We believe that the current Level-1 text makes abundantly clear that in order to use the intragroup exemption, exempted groups only have to notify the competent authority once before entering into subsequent OTC derivative contracts. A notification on a trade-by-trade basis was not intended by the prevailing legislation, as the competent authority may object within 30 calendar days to this exemption. If the regulator were to decide on each single intragroup transaction to be exempted, this would create unprecedented workload from the side of the regulator and would effectively prohibit the use of this intragroup exemption due to the legal uncertainty during the regulator’s veto period.
Once the use of this exemption has been notified to the competent authority, intragroup transactions are treated in the same way as centrally-cleared OTC derivative transactions (IGTs) from a reporting viewpoint. We must strongly underline that IGTs shall not be treated differently to centrally-cleared derivative transactions, as exactly the same information will be transmitted to trade repositories (TRs). We therefore believe that no additional disclosure requirements are obligatory for these types of transactions, as is intended in the Level-1 legislation. For further arguments, please see our answers to Question 21 and Question 22 below.

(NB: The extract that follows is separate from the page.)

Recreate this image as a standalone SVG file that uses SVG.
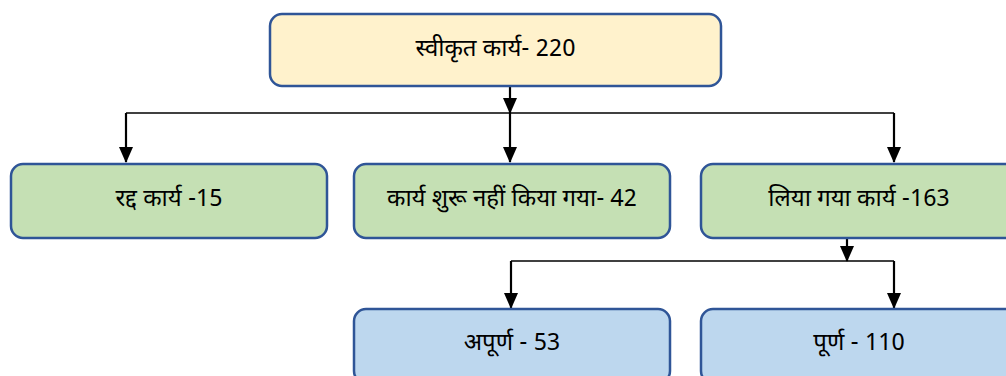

Even though EMIR calls for fair and open access to the CCPs, becoming a direct clearing member will – in practise – require very high capital requirements that will certainly limit direct clearing members to big financial institutions. Smaller financial counterparties (such as small to medium sized co-operative banks) will most likely only enter into indirect clearing arrangements with a clearing member. Here we would like to underline that these are necessary for our smaller institutions to implement the necessary clearing and should therefore not be burdened with too much “red-tape” which would create unnecessarily higher costs and create an unlevel playing field between bigger and smaller institutions. This cost issue especially rings true when looking at the questions whether all indirect contractual clearing arrangements require individual account segregation. Costs for the end user and the size of the end user and its positions are important considerations for eventually providing individual segregation to end users.